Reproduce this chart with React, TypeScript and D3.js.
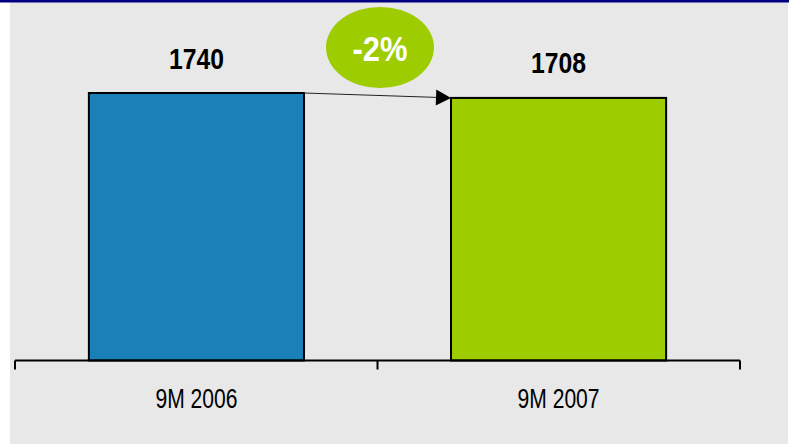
import React from "react";
import * as d3 from "d3";

const categories = ["9M 2006", "9M 2007"];
const values = [1740, 1708];
const barColors = ["#1a80b8", "#9dcc00"];
const changeLabel = "-2%";

const W = 789, H = 445;
const margin = { l: 15, r: 49, t: 93, b: 84.5 };

export default function App() {
  const x = d3.scaleBand<string>().domain(categories).range([margin.l, W - margin.r]).paddingInner(0.406).paddingOuter(0.204);
  const y = d3.scaleLinear().domain([0, d3.max(values) as number]).range([H - margin.b, margin.t]);
  const base = y(0);
  const bw = x.bandwidth();
  // ticks sit at the band boundaries
  const ticks = d3.range(categories.length + 1).map(i => margin.l + i * (W - margin.r - margin.l) / categories.length);

  const x0 = (x(categories[0]) as number) + bw;
  const y0 = y(values[0]);
  const x1 = x(categories[1]) as number;
  const y1 = y(values[1]);
  const ang = Math.atan2(y1 - y0, x1 - x0) * 180 / Math.PI;

  return (
    <svg width={W} height={H} style={{ position: "absolute", left: 0, top: 0, fontFamily: "'Liberation Sans', Arial, sans-serif" }}>
      <rect x={0} y={0} width={W} height={H} fill="#ffffff" />
      <rect x={10} y={0} width={W - 11} height={H - 1} fill="#e8e8e8" />
      <rect x={0} y={0} width={W} height={2.5} fill="#000080" />

      {categories.map((c, i) => (
        <g key={c}>
          <rect x={x(c)} y={y(values[i])} width={bw} height={base - y(values[i])} fill={barColors[i]} stroke="#000" strokeWidth={2} />
          <text x={(x(c) as number) + bw / 2} y={y(values[i]) - 24.5} textAnchor="middle" fontWeight="bold" fontSize={30} fill="#000" textLength={55} lengthAdjust="spacingAndGlyphs">{values[i]}</text>
          <text x={(x(c) as number) + bw / 2} y={408} textAnchor="middle" fontSize={28} fill="#000" textLength={82} lengthAdjust="spacingAndGlyphs">{c}</text>
        </g>
      ))}

      <line x1={ticks[0]} x2={ticks[ticks.length - 1]} y1={base} y2={base} stroke="#000" strokeWidth={2} />
      {ticks.map((t, i) => (
        <line key={i} x1={t} x2={t} y1={base} y2={base + 9} stroke="#000" strokeWidth={2} />
      ))}

      <line x1={x0} y1={y0} x2={x1 - 14} y2={y1 - 0.5} stroke="#222" strokeWidth={1} />
      <path d="M0,0 L-15,-8 L-15,8 Z" transform={`translate(${x1},${y1}) rotate(${ang})`} fill="#000" />

      <ellipse cx={380} cy={47.5} rx={54} ry={40.5} fill="#9dcc00" />
      <text x={380} y={61} textAnchor="middle" fontWeight="bold" fontSize={35} fill="#fff" textLength={55} lengthAdjust="spacingAndGlyphs">{changeLabel}</text>
    </svg>
  );
}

• [Directions for this task] Return each line exactly as written. Any picture gets left out.

• [Final answer]
Reproduce this chart with React, TypeScript and D3.js.
import React from "react";
import * as d3 from "d3";

const categories = ["9M 2006", "9M 2007"];
const values = [1740, 1708];
const barColors = ["#1a80b8", "#9dcc00"];
const changeLabel = "-2%";

const W = 789, H = 445;
const margin = { l: 15, r: 49, t: 93, b: 84.5 };

export default function App() {
  const x = d3.scaleBand<string>().domain(categories).range([margin.l, W - margin.r]).paddingInner(0.406).paddingOuter(0.204);
  const y = d3.scaleLinear().domain([0, d3.max(values) as number]).range([H - margin.b, margin.t]);
  const base = y(0);
  const bw = x.bandwidth();
  // ticks sit at the band boundaries
  const ticks = d3.range(categories.length + 1).map(i => margin.l + i * (W - margin.r - margin.l) / categories.length);

  const x0 = (x(categories[0]) as number) + bw;
  const y0 = y(values[0]);
  const x1 = x(categories[1]) as number;
  const y1 = y(values[1]);
  const ang = Math.atan2(y1 - y0, x1 - x0) * 180 / Math.PI;

  return (
    <svg width={W} height={H} style={{ position: "absolute", left: 0, top: 0, fontFamily: "'Liberation Sans', Arial, sans-serif" }}>
      <rect x={0} y={0} width={W} height={H} fill="#ffffff" />
      <rect x={10} y={0} width={W - 11} height={H - 1} fill="#e8e8e8" />
      <rect x={0} y={0} width={W} height={2.5} fill="#000080" />

      {categories.map((c, i) => (
        <g key={c}>
          <rect x={x(c)} y={y(values[i])} width={bw} height={base - y(values[i])} fill={barColors[i]} stroke="#000" strokeWidth={2} />
          <text x={(x(c) as number) + bw / 2} y={y(values[i]) - 24.5} textAnchor="middle" fontWeight="bold" fontSize={30} fill="#000" textLength={55} lengthAdjust="spacingAndGlyphs">{values[i]}</text>
          <text x={(x(c) as number) + bw / 2} y={408} textAnchor="middle" fontSize={28} fill="#000" textLength={82} lengthAdjust="spacingAndGlyphs">{c}</text>
        </g>
      ))}

      <line x1={ticks[0]} x2={ticks[ticks.length - 1]} y1={base} y2={base} stroke="#000" strokeWidth={2} />
      {ticks.map((t, i) => (
        <line key={i} x1={t} x2={t} y1={base} y2={base + 9} stroke="#000" strokeWidth={2} />
      ))}

      <line x1={x0} y1={y0} x2={x1 - 14} y2={y1 - 0.5} stroke="#222" strokeWidth={1} />
      <path d="M0,0 L-15,-8 L-15,8 Z" transform={`translate(${x1},${y1}) rotate(${ang})`} fill="#000" />

      <ellipse cx={380} cy={47.5} rx={54} ry={40.5} fill="#9dcc00" />
      <text x={380} y={61} textAnchor="middle" fontWeight="bold" fontSize={35} fill="#fff" textLength={55} lengthAdjust="spacingAndGlyphs">{changeLabel}</text>
    </svg>
  );
}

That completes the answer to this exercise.